(Charts and diagrams as code)
%%

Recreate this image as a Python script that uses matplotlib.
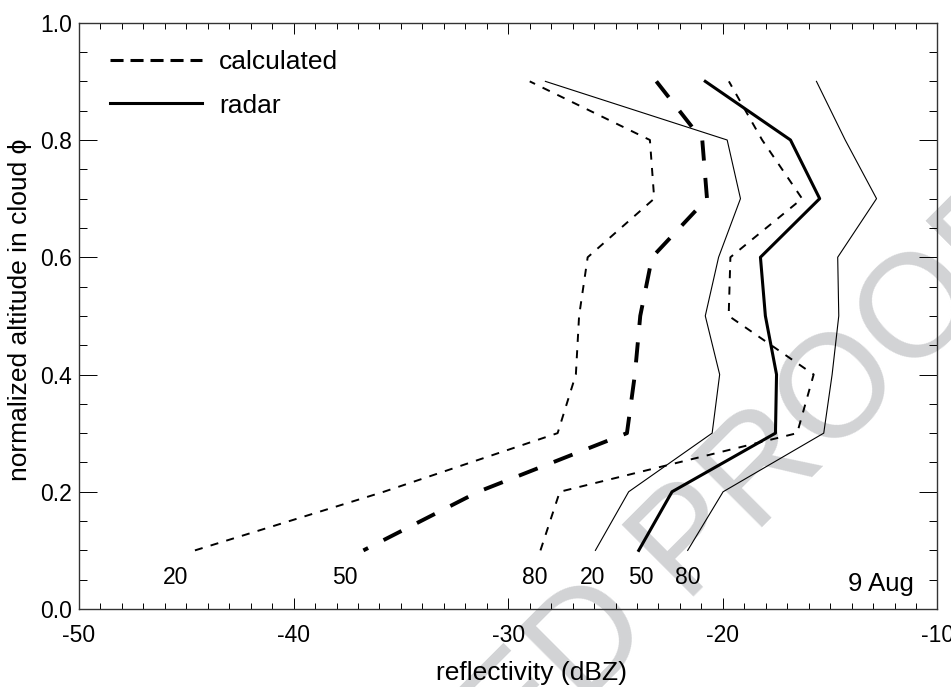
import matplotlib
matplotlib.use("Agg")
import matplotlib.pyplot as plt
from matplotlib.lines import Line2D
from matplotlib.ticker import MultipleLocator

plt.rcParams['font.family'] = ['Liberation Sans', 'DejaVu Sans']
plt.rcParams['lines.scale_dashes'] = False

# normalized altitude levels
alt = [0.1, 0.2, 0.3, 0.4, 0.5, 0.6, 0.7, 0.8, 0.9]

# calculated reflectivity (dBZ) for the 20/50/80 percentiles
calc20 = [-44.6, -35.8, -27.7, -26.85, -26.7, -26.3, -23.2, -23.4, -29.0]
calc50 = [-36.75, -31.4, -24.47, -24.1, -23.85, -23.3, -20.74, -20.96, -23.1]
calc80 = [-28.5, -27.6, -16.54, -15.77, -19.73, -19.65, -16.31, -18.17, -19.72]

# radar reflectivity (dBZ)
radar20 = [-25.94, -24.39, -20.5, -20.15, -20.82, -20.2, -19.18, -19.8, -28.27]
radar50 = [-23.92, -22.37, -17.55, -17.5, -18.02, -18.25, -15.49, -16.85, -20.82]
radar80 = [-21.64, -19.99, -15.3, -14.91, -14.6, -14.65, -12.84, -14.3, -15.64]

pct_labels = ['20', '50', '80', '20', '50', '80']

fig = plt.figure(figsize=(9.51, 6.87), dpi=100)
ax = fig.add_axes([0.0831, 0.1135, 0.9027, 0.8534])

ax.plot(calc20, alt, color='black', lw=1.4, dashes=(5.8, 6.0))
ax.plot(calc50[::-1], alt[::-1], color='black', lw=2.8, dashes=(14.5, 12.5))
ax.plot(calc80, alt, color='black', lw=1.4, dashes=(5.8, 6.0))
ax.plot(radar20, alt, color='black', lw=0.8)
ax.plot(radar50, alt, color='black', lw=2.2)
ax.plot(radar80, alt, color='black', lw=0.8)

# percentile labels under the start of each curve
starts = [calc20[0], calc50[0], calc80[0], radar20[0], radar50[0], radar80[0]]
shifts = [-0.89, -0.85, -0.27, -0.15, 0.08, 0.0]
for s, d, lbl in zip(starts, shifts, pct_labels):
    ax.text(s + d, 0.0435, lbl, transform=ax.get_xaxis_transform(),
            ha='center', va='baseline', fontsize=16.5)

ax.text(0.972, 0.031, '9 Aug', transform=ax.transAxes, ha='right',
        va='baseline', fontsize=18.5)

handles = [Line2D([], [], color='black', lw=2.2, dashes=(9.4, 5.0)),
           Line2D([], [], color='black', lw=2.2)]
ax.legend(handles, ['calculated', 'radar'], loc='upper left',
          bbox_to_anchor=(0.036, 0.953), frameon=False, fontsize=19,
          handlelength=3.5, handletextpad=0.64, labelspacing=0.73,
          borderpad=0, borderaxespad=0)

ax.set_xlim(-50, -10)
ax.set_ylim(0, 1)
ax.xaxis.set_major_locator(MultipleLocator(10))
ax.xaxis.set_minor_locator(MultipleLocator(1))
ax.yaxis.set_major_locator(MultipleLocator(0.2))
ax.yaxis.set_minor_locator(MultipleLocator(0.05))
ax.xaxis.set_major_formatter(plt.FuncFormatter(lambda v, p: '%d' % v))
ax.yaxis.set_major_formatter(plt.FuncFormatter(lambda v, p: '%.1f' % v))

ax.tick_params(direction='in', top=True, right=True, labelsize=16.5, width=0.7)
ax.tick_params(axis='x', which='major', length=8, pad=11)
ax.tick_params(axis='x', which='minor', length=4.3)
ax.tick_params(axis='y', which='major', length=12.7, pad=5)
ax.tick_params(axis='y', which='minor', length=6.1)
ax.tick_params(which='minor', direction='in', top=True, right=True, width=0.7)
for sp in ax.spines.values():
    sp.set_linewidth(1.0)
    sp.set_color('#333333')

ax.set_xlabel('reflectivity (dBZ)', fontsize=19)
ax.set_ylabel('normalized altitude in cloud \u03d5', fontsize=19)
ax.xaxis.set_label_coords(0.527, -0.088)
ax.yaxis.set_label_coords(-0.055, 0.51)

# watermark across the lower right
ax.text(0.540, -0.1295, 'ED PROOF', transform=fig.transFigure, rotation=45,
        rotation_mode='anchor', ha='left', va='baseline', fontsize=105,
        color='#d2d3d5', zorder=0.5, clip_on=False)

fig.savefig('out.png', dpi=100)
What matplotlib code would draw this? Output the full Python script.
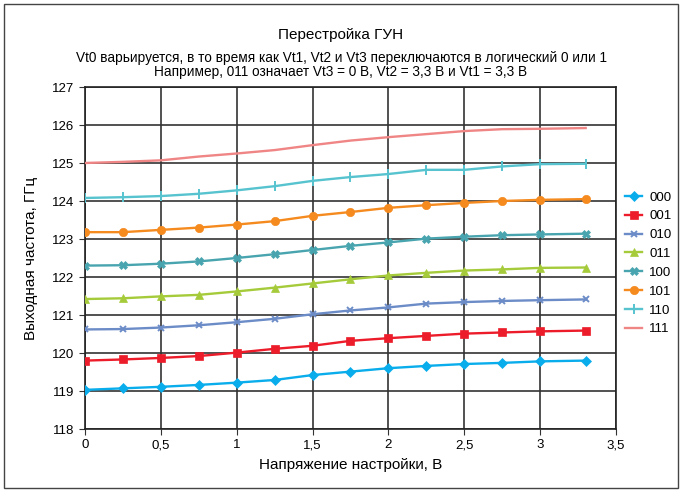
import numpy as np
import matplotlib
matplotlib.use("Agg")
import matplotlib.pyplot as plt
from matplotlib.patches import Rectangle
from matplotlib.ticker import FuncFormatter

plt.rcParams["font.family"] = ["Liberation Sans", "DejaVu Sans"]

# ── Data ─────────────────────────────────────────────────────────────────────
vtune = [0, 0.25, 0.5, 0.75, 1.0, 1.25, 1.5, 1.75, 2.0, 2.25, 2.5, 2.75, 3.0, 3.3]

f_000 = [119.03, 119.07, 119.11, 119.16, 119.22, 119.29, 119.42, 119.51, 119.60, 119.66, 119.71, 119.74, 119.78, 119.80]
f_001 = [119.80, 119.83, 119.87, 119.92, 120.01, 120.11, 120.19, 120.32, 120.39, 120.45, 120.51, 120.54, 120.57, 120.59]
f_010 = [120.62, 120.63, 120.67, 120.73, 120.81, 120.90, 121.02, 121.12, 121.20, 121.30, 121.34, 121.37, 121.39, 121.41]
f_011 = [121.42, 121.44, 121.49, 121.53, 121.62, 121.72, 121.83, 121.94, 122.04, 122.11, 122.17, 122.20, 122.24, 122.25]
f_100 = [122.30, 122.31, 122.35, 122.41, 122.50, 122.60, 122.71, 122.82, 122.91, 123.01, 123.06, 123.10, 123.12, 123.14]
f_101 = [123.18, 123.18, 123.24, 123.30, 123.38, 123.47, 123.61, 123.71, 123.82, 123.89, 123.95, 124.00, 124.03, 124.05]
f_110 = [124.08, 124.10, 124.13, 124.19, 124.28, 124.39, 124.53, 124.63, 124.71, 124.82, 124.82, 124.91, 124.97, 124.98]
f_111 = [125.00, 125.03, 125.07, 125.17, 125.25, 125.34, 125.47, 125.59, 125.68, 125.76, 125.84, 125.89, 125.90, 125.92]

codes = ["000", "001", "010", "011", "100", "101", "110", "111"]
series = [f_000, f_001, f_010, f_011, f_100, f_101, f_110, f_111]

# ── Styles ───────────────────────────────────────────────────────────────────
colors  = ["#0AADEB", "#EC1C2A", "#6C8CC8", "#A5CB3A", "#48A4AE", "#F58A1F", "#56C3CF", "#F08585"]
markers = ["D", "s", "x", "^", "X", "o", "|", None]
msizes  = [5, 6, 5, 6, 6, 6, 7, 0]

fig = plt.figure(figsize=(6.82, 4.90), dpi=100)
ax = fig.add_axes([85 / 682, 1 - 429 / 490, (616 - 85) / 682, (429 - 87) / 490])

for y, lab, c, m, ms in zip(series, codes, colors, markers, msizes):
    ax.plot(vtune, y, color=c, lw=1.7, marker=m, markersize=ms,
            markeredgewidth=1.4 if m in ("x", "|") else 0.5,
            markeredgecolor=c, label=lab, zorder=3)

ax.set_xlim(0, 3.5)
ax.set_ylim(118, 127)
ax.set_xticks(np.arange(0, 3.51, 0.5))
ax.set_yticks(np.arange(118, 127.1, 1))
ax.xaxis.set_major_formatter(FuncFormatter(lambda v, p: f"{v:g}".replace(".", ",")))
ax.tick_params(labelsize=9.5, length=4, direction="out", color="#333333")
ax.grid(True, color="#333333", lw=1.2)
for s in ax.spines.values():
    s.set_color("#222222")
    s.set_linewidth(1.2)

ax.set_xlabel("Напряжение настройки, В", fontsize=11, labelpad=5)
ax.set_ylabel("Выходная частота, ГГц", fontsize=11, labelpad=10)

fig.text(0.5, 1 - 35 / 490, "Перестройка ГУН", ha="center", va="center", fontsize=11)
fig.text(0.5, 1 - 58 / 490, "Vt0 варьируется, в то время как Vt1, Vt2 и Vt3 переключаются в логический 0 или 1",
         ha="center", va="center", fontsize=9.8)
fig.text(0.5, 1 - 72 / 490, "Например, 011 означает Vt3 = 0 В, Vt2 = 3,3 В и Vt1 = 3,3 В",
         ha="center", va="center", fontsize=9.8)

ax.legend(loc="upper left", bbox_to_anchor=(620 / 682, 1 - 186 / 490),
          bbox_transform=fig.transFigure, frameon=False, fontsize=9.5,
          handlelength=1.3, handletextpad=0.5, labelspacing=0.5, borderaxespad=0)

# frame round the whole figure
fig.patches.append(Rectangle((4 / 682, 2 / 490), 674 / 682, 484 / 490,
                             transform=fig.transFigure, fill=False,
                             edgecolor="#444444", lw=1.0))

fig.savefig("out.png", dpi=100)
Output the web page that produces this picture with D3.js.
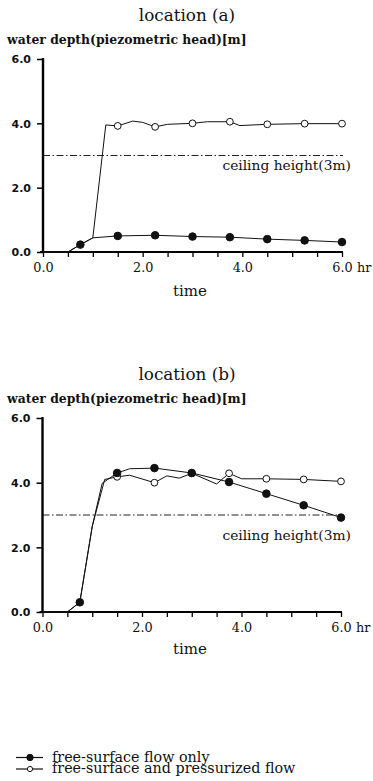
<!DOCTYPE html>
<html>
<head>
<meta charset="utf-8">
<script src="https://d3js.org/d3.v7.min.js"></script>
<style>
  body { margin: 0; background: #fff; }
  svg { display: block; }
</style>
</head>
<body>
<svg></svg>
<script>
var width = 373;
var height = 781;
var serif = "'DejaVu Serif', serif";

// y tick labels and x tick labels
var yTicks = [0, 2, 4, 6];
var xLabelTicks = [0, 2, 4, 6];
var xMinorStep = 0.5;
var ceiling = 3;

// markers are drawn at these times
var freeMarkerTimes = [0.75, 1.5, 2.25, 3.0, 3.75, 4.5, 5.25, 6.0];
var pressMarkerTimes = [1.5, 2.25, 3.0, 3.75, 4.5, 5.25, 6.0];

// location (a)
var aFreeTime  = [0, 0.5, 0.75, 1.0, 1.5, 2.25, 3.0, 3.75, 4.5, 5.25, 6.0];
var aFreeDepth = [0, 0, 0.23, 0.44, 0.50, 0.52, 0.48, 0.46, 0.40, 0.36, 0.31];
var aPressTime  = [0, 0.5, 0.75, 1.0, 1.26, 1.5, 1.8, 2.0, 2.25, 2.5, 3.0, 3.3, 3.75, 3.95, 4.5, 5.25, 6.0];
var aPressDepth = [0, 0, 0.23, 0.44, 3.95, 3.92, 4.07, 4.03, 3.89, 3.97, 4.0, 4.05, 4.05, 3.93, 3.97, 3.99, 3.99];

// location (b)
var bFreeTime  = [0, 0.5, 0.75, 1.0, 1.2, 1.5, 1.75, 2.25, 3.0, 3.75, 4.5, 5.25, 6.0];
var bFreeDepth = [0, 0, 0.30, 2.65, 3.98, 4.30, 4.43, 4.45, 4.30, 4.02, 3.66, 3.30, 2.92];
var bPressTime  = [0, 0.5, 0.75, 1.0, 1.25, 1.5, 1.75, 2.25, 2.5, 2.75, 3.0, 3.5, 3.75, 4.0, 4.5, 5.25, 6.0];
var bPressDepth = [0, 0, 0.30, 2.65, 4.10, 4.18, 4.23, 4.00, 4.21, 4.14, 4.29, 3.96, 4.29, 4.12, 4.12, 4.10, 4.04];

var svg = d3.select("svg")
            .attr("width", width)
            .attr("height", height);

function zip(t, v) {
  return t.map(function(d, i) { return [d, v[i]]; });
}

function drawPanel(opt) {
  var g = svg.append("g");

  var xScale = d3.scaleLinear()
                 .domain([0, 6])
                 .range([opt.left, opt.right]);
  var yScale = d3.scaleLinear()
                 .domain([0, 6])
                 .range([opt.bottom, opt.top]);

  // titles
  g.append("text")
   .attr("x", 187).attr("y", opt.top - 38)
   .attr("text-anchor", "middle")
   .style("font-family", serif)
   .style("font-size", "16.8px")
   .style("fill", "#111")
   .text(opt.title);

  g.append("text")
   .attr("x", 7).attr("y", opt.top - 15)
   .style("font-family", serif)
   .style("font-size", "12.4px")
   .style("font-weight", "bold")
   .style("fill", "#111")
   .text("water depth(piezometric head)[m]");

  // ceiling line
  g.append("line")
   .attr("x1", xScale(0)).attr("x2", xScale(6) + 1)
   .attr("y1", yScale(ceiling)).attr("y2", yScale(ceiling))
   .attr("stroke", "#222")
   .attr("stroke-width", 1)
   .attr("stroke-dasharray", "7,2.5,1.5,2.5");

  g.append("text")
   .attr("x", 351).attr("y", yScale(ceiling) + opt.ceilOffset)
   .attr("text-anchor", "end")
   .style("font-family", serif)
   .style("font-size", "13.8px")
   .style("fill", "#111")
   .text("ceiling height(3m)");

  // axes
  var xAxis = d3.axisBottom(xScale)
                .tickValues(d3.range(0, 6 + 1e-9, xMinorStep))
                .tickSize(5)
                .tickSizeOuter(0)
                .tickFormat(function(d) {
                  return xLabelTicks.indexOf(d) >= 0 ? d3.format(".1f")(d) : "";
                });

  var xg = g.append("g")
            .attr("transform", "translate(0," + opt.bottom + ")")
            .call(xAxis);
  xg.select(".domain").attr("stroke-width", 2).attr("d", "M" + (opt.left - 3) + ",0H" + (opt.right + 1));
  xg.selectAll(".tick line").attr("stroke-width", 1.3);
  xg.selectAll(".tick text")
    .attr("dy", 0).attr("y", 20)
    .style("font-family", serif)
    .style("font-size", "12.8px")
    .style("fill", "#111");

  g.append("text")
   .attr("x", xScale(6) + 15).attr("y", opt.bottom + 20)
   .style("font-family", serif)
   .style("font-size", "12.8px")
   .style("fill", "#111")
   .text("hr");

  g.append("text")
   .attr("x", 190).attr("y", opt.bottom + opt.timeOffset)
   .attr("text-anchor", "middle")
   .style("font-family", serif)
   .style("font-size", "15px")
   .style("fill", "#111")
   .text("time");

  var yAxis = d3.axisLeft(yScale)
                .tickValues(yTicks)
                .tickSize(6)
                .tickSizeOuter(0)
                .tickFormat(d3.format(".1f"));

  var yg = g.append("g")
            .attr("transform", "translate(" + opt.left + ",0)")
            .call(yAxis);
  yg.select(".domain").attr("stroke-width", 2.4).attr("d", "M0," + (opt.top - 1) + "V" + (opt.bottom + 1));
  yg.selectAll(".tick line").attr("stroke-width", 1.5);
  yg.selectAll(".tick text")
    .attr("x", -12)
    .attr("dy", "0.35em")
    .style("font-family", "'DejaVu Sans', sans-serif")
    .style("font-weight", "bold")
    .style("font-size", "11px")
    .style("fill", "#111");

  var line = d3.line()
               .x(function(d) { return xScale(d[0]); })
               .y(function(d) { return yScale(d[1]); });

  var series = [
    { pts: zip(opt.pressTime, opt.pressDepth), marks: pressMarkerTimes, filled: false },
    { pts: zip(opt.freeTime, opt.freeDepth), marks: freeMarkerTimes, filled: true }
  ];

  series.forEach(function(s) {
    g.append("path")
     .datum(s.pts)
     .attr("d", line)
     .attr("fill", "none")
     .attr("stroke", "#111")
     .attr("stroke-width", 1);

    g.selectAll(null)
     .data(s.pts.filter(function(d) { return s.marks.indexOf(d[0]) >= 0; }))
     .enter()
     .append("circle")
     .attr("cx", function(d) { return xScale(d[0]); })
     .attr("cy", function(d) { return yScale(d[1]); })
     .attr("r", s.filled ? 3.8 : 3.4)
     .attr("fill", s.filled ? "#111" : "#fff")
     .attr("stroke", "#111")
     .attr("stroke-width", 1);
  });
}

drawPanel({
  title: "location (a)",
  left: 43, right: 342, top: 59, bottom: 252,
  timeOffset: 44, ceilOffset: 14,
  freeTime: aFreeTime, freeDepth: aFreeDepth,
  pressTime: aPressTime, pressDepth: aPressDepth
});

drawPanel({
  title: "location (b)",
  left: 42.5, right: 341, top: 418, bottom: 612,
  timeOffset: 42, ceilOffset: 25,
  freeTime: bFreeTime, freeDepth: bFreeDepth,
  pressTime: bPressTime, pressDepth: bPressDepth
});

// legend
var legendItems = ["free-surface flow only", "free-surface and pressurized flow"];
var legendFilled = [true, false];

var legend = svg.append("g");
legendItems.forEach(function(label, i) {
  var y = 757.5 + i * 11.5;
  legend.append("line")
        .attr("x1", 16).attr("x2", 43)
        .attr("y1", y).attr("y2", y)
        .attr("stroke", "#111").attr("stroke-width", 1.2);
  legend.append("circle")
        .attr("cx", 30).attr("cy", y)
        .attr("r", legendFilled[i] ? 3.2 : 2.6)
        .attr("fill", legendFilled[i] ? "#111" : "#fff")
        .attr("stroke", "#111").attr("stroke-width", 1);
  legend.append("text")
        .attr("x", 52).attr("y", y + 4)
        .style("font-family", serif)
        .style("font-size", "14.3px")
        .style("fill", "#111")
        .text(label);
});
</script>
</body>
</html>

%%

**Given problem**
Reproduce the material above exactly, first line through the line that contains "alt = [0.1, 0.2, 0.3, 0.4, 0.5, 0.6, 0.7, 0.8, 0.9]", minus the pictures.

**Full response**
Recreate this image as a Python script that uses matplotlib.
import matplotlib
matplotlib.use("Agg")
import matplotlib.pyplot as plt
from matplotlib.lines import Line2D
from matplotlib.ticker import MultipleLocator

plt.rcParams['font.family'] = ['Liberation Sans', 'DejaVu Sans']
plt.rcParams['lines.scale_dashes'] = False

# normalized altitude levels
alt = [0.1, 0.2, 0.3, 0.4, 0.5, 0.6, 0.7, 0.8, 0.9]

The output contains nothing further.